Find Out What’s Making Them Bad
If you see them do a stripped-down acoustic show and they nail it, the solution to your problem is effort and time. I worked with a singer that for some reason had a ton of hi-hat in his IEM’s. He thought it helped with his timing, but it was throwing off his pitch. Once he got rid of that (and put some track vocal in his IEMs for reference), he was great.
If they’re inexperienced, that’s likely the answer. Not just that they aren’t good enough yet, but maybe they don’t know how to ask for the correct instruments in their monitors. Maybe they’re physically out of shape, running around too much, and haven’t learned to channel their energy yet. You’re there to help and support the artist. The only way to move forward is together.
Make Up The Difference
You’ve heard the term “smoke and mirrors”, right? Hide the fact that they’re awful from the audience at all costs. I know I’m gonna take heat for this, but backing tracks are a beautiful thing. If you disagree, then go bang some rocks together to make a fire with the other fucking cavemen. Everybody uses tracks. You need them to compete.

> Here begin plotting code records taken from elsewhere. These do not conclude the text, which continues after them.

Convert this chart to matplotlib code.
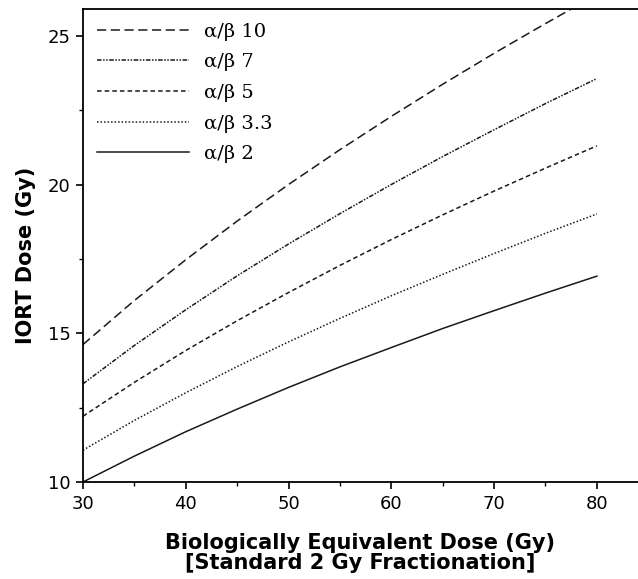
import matplotlib.pyplot as plt
from matplotlib.ticker import MultipleLocator

# Biologically equivalent dose (x) and IORT dose
ebrt_dose = [30, 35, 40, 45, 50, 55, 60, 65, 70, 75, 80]
iort_ab10 = [14.62, 16.10, 17.47, 18.77, 20.00, 21.17, 22.29, 23.37, 24.41, 25.41, 26.38]
iort_ab7 = [13.30, 14.59, 15.79, 16.93, 18.00, 19.02, 20.00, 20.94, 21.84, 22.72, 23.56]
iort_ab5 = [12.21, 13.35, 14.42, 15.42, 16.37, 17.28, 18.15, 18.98, 19.78, 20.55, 21.30]
iort_ab33 = [11.07, 12.07, 13.00, 13.88, 14.71, 15.50, 16.26, 16.98, 17.68, 18.36, 19.01]
iort_ab2 = [10.00, 10.87, 11.69, 12.45, 13.18, 13.87, 14.52, 15.16, 15.76, 16.35, 16.92]

labels = ['α/β 10', 'α/β 7', 'α/β 5', 'α/β 3.3', 'α/β 2']
styles = [(0, (6, 3)), (0, (3, 1, 1, 1, 1, 1)), (0, (3, 2)), (0, (1, 1.3)), '-']

fig = plt.figure(figsize=(6.38, 5.79), dpi=100)
ax = fig.add_axes([0.130, 0.1675, 0.870, 0.817])

series = [iort_ab10, iort_ab7, iort_ab5, iort_ab33, iort_ab2]
for ys, lab, ls in zip(series, labels, styles):
    ax.plot(ebrt_dose, ys, color='#1a1a1a', lw=1.1, linestyle=ls, label=lab)

ax.set_xlim(30, 84)
ax.set_ylim(10, 25.9)
ax.xaxis.set_major_locator(MultipleLocator(10))
ax.xaxis.set_minor_locator(MultipleLocator(5))
ax.yaxis.set_major_locator(MultipleLocator(5))
ax.yaxis.set_minor_locator(MultipleLocator(2.5))
ax.tick_params(which='major', direction='out', length=5, width=1.2,
               labelsize=13, pad=4)
ax.tick_params(which='minor', direction='out', length=3, width=1)

ax.spines['right'].set_visible(False)
for s in ['left', 'bottom', 'top']:
    ax.spines[s].set_linewidth(1.3)

ax.set_xlabel('Biologically Equivalent Dose (Gy)\n[Standard 2 Gy Fractionation]',
              fontweight='bold', fontsize=15, labelpad=15, linespacing=0.95)
ax.set_ylabel('IORT Dose (Gy)', fontweight='bold', fontsize=15)
ax.yaxis.set_label_coords(-0.085, 0.48)

leg = ax.legend(loc='upper left', frameon=False, handlelength=4.75,
                handletextpad=0.8, labelspacing=0.65, borderaxespad=0.3,
                prop={'family': 'DejaVu Serif', 'size': 14})

fig.savefig('out.png', dpi=100)
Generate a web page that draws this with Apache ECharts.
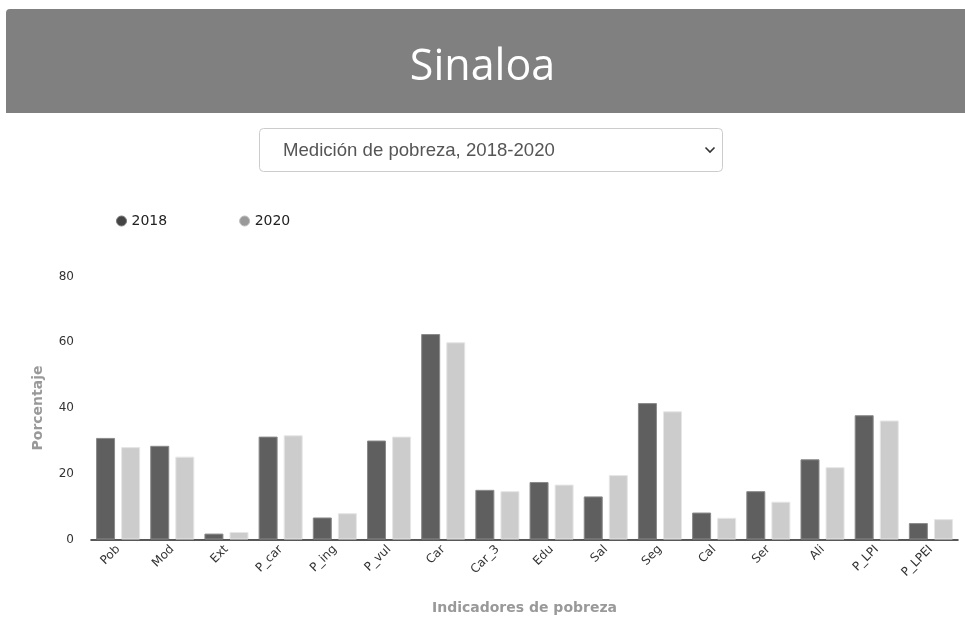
<!DOCTYPE html>
<html>
<head>
<meta charset="utf-8">
<script src="https://cdn.jsdelivr.net/npm/echarts@6/dist/echarts.min.js"></script>
<style>
html,body{margin:0;padding:0;background:#fff;}
#chart{width:965px;height:623px;}
</style>
</head>
<body>
<div id="chart"></div>
<script>
const categories = ['Pob','Mod','Ext','P_car','P_ing','P_vul','Car','Car_3','Edu','Sal','Seg','Cal','Ser','Ali','P_LPI','P_LPEI'];
const values2018 = [30.9, 28.5, 1.8, 31.3, 6.7, 30.1, 62.5, 15.1, 17.5, 13.1, 41.5, 8.2, 14.7, 24.4, 37.8, 5.0];
const values2020 = [28.1, 25.2, 2.3, 31.7, 8.0, 31.3, 60.0, 14.7, 16.7, 19.6, 39.0, 6.6, 11.5, 22.0, 36.2, 6.2];
const seriesNames = ['2018', '2020'];
const titleText = 'Sinaloa';
const selectText = 'Medición de pobreza, 2018-2020';
const yAxisName = 'Porcentaje';
const xAxisName = 'Indicadores de pobreza';

const chart = echarts.init(document.getElementById('chart'), null, {renderer: 'canvas'});
const labelFont = 'DejaVu Sans, Verdana, sans-serif';
chart.setOption({
  animation: false,
  backgroundColor: '#fff',
  title: {
    text: titleText,
    left: 'center',
    top: 41,
    textStyle: {color: '#fff', fontSize: 43, fontWeight: 'normal', fontFamily: 'Open Sans, sans-serif'}
  },
  graphic: [
    {type: 'rect', z: -1, shape: {x: 6, y: 9, width: 959, height: 104, r: [4, 0, 0, 0]}, style: {fill: '#808080'}},
    {type: 'rect', shape: {x: 259.5, y: 128.5, width: 463, height: 43, r: 4}, style: {fill: '#fff', stroke: '#cccccc', lineWidth: 1}},
    {type: 'text', style: {x: 283, y: 151, text: selectText, fill: '#555', fontSize: 18.6, fontFamily: 'Liberation Sans, Arial, sans-serif', verticalAlign: 'middle'}},
    {type: 'polyline', shape: {points: [[705.5, 147.5], [710, 152], [714.5, 147.5]]}, style: {stroke: '#333', lineWidth: 1.6, fill: null}}
  ],
  legend: {
    left: 111,
    top: 209,
    icon: 'circle',
    itemWidth: 10,
    itemHeight: 10,
    itemGap: 72,
    textStyle: {color: '#222', fontSize: 14, fontFamily: labelFont},
    data: [
      {name: seriesNames[0], itemStyle: {color: '#444', borderColor: '#777', borderWidth: 1}},
      {name: seriesNames[1], itemStyle: {color: '#999', borderColor: '#bbb', borderWidth: 1}}
    ]
  },
  grid: {left: 91, right: 7, top: 276.5, bottom: 83.5, containLabel: false},
  xAxis: {
    type: 'category',
    data: categories,
    name: xAxisName,
    nameLocation: 'middle',
    nameGap: 62,
    nameTextStyle: {color: '#999', fontSize: 14, fontWeight: 'bold', fontFamily: labelFont},
    axisLine: {lineStyle: {color: '#222', width: 1.5}},
    axisTick: {alignWithLabel: true, length: 6, lineStyle: {color: '#222'}},
    axisLabel: {rotate: 45, margin: 8, color: '#333', fontSize: 12, fontFamily: labelFont, interval: 0}
  },
  yAxis: {
    type: 'value',
    min: 0, max: 80, interval: 20,
    name: yAxisName,
    nameLocation: 'middle',
    nameGap: 46,
    nameTextStyle: {color: '#999', fontSize: 14, fontWeight: 'bold', fontFamily: labelFont},
    axisLine: {show: false},
    axisTick: {show: false},
    splitLine: {show: false},
    axisLabel: {margin: 17, color: '#333', fontSize: 12, fontFamily: labelFont}
  },
  series: [
    {name: seriesNames[0], type: 'bar', data: values2018, barWidth: 19, barGap: '32%',
     itemStyle: {color: '#5f5f5f', borderColor: '#8a8a8a', borderWidth: 1}},
    {name: seriesNames[1], type: 'bar', data: values2020, barWidth: 19,
     itemStyle: {color: '#cccccc', borderColor: '#e6e6e6', borderWidth: 1}}
  ]
});
</script>
</body>
</html>
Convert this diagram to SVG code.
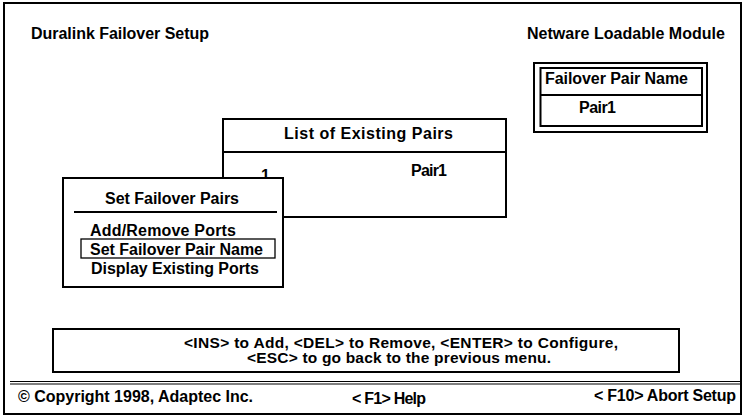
<svg xmlns="http://www.w3.org/2000/svg" width="743" height="416" viewBox="0 0 743 416">
<style>
text{font-family:"Liberation Sans",Arial,Helvetica,sans-serif;font-weight:bold;fill:#000;}
.t16{font-size:16px;}
.t15{font-size:16px;}
.t14{font-size:15.5px;}
.box{fill:#fff;stroke:#000;stroke-width:2;}
.ln{stroke:#000;stroke-width:2;fill:none;}
.thin{stroke:#000;stroke-width:1.3;fill:none;}
</style>
<rect x="0" y="0" width="743" height="416" fill="#fff"/>
<g id="frame">
<rect x="4" y="3" width="737" height="411" class="ln"/>
</g>
<g id="header">
<text class="t16" x="31" y="39" textLength="178">Duralink Failover Setup</text>
<text class="t16" x="527" y="39" textLength="198">Netware Loadable Module</text>
</g>
<g id="failover-pair-name">
<rect x="534" y="63" width="173" height="69" class="box"/>
<rect x="540.5" y="68" width="161.5" height="58" class="ln"/>
<line x1="540" y1="95" x2="702" y2="95" class="ln"/>
<text class="t15" x="545" y="84" textLength="143">Failover Pair Name</text>
<text class="t15" x="579" y="113" textLength="37">Pair1</text>
</g>
<g id="list-existing-pairs">
<rect x="223" y="119" width="283" height="98" class="box"/>
<line x1="223" y1="152" x2="506" y2="152" class="ln"/>
<text class="t15" x="284" y="139" textLength="169">List of Existing Pairs</text>
<text class="t15" x="261" y="181">1</text>
<text class="t15" x="411" y="176" textLength="36">Pair1</text>
</g>
<g id="set-failover-pairs">
<rect x="63" y="178" width="220" height="109" class="box"/>
<line x1="74" y1="212" x2="277" y2="212" class="ln"/>
<text class="t15" x="105" y="204" textLength="134">Set Failover Pairs</text>
<text class="t15" x="90" y="236" textLength="146">Add/Remove Ports</text>
<rect x="81" y="239" width="194" height="19" class="thin"/>
<text class="t15" x="90" y="254.5" textLength="173">Set Failover Pair Name</text>
<text class="t15" x="91" y="273.5" textLength="168">Display Existing Ports</text>
</g>
<g id="help-box">
<rect x="53" y="329" width="626" height="43" class="box"/>
<text class="t14" x="184" y="347.5" textLength="434">&lt;INS&gt; to Add, &lt;DEL&gt; to Remove, &lt;ENTER&gt; to Configure,</text>
<text class="t14" x="247" y="363" textLength="304">&lt;ESC&gt; to go back to the previous menu.</text>
</g>
<g id="status-bar">
<line x1="10" y1="381.5" x2="741" y2="381.5" stroke="#000" stroke-width="1.2"/>
<line x1="10" y1="384" x2="741" y2="384" stroke="#000" stroke-width="1.2"/>
<text class="t16" x="18" y="402" textLength="235">© Copyright 1998, Adaptec Inc.</text>
<text class="t16" x="352" y="404" textLength="74">&lt; F1&gt; Help</text>
<text class="t16" x="594" y="401" textLength="142">&lt; F10&gt; Abort Setup</text>
</g>
<g id="connectors"></g>
</svg>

If you’re all still sticking to your guns and don’t want sonic help to compete with everyone else, then drown the place in production. The crowd is much more lenient on an artist if they’re distracted. You’re not gonna notice a singer missing a big note if there’s a blast of pyro or cryo at the same time. Audio techs… Don’t hang your artist out to dry. If they always miss the same notes, turn up the guitar or something. Find a way to bury them.
If All Else Fails, Bite Your Tongue
If you’re not getting through to the artist, you have to stop pushing. Ask yourself how much the gig matters to you. Are you able to continue without integrity? If not, follow the steps on “How to Know When To Quit A Gig“.
To a lot of people, a gig is a gig. It’s a chance to broaden your horizons and regardless of the artist, you’re at least out on the road. Every chance you get to run into locals at each venue and stay up to date on touring trends, while still getting paid, you’re life can’t be all that bad.
To wrap this all up, this touchy topic requires the utmost amount of finesse. Against your better judgment, if you have to tell an artist they suck, then you need to evaluate your intentions, find the right time, and deliver softly. Much like any other aspect of touring, the nail that sticks out gets hammered. But… We didn’t get into this business cuz we wanted to play by the rules.